◆ Work required
Please give the data below again in full, exactly as it stands.

◆ Dataset extract
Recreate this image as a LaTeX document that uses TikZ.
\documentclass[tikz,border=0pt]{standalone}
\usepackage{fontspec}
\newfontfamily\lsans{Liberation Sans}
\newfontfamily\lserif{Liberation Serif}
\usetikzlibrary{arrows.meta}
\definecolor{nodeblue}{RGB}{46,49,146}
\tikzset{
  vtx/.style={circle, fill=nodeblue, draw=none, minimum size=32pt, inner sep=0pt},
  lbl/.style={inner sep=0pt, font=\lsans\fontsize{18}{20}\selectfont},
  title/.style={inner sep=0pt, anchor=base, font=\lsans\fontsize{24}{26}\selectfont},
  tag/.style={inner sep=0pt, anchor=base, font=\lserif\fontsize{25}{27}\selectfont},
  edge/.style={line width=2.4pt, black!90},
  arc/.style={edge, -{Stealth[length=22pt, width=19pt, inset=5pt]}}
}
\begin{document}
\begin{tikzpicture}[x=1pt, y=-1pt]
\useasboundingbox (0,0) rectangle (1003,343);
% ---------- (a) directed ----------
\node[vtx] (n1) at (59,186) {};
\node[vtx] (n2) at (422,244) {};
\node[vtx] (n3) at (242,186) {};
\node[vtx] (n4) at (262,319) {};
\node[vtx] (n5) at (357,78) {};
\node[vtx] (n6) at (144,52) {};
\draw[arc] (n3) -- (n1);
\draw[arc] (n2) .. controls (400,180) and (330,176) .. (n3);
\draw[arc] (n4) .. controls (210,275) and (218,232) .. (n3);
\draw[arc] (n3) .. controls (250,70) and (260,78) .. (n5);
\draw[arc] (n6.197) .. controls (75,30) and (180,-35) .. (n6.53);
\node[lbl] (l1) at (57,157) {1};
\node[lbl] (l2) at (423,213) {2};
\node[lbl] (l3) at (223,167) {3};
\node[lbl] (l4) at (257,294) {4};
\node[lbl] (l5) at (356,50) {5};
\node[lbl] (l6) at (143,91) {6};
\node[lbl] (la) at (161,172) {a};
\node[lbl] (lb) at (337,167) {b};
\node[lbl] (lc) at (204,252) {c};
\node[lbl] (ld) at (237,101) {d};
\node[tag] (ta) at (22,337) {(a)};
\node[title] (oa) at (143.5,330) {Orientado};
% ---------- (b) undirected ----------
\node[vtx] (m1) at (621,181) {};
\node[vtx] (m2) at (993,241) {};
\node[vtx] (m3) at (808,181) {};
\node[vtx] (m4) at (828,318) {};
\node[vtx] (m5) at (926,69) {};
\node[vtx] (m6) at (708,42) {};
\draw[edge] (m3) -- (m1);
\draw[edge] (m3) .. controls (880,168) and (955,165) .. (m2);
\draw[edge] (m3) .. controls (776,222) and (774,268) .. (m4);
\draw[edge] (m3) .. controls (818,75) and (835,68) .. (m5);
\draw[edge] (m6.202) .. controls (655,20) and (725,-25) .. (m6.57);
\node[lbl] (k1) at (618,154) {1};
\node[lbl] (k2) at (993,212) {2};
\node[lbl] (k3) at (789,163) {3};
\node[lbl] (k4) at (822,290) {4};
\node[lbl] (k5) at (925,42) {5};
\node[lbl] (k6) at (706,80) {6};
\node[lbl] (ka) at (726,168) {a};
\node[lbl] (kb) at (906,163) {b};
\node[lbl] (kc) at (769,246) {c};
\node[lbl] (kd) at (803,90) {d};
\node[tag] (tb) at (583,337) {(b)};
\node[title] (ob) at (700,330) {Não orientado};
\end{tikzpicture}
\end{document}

◆ Reply to the task
Recreate this image as a LaTeX document that uses TikZ.
\documentclass[tikz,border=0pt]{standalone}
\usepackage{fontspec}
\newfontfamily\lsans{Liberation Sans}
\newfontfamily\lserif{Liberation Serif}
\usetikzlibrary{arrows.meta}
\definecolor{nodeblue}{RGB}{46,49,146}
\tikzset{
  vtx/.style={circle, fill=nodeblue, draw=none, minimum size=32pt, inner sep=0pt},
  lbl/.style={inner sep=0pt, font=\lsans\fontsize{18}{20}\selectfont},
  title/.style={inner sep=0pt, anchor=base, font=\lsans\fontsize{24}{26}\selectfont},
  tag/.style={inner sep=0pt, anchor=base, font=\lserif\fontsize{25}{27}\selectfont},
  edge/.style={line width=2.4pt, black!90},
  arc/.style={edge, -{Stealth[length=22pt, width=19pt, inset=5pt]}}
}
\begin{document}
\begin{tikzpicture}[x=1pt, y=-1pt]
\useasboundingbox (0,0) rectangle (1003,343);
% ---------- (a) directed ----------
\node[vtx] (n1) at (59,186) {};
\node[vtx] (n2) at (422,244) {};
\node[vtx] (n3) at (242,186) {};
\node[vtx] (n4) at (262,319) {};
\node[vtx] (n5) at (357,78) {};
\node[vtx] (n6) at (144,52) {};
\draw[arc] (n3) -- (n1);
\draw[arc] (n2) .. controls (400,180) and (330,176) .. (n3);
\draw[arc] (n4) .. controls (210,275) and (218,232) .. (n3);
\draw[arc] (n3) .. controls (250,70) and (260,78) .. (n5);
\draw[arc] (n6.197) .. controls (75,30) and (180,-35) .. (n6.53);
\node[lbl] (l1) at (57,157) {1};
\node[lbl] (l2) at (423,213) {2};
\node[lbl] (l3) at (223,167) {3};
\node[lbl] (l4) at (257,294) {4};
\node[lbl] (l5) at (356,50) {5};
\node[lbl] (l6) at (143,91) {6};
\node[lbl] (la) at (161,172) {a};
\node[lbl] (lb) at (337,167) {b};
\node[lbl] (lc) at (204,252) {c};
\node[lbl] (ld) at (237,101) {d};
\node[tag] (ta) at (22,337) {(a)};
\node[title] (oa) at (143.5,330) {Orientado};
% ---------- (b) undirected ----------
\node[vtx] (m1) at (621,181) {};
\node[vtx] (m2) at (993,241) {};
\node[vtx] (m3) at (808,181) {};
\node[vtx] (m4) at (828,318) {};
\node[vtx] (m5) at (926,69) {};
\node[vtx] (m6) at (708,42) {};
\draw[edge] (m3) -- (m1);
\draw[edge] (m3) .. controls (880,168) and (955,165) .. (m2);
\draw[edge] (m3) .. controls (776,222) and (774,268) .. (m4);
\draw[edge] (m3) .. controls (818,75) and (835,68) .. (m5);
\draw[edge] (m6.202) .. controls (655,20) and (725,-25) .. (m6.57);
\node[lbl] (k1) at (618,154) {1};
\node[lbl] (k2) at (993,212) {2};
\node[lbl] (k3) at (789,163) {3};
\node[lbl] (k4) at (822,290) {4};
\node[lbl] (k5) at (925,42) {5};
\node[lbl] (k6) at (706,80) {6};
\node[lbl] (ka) at (726,168) {a};
\node[lbl] (kb) at (906,163) {b};
\node[lbl] (kc) at (769,246) {c};
\node[lbl] (kd) at (803,90) {d};
\node[tag] (tb) at (583,337) {(b)};
\node[title] (ob) at (700,330) {Não orientado};
\end{tikzpicture}
\end{document}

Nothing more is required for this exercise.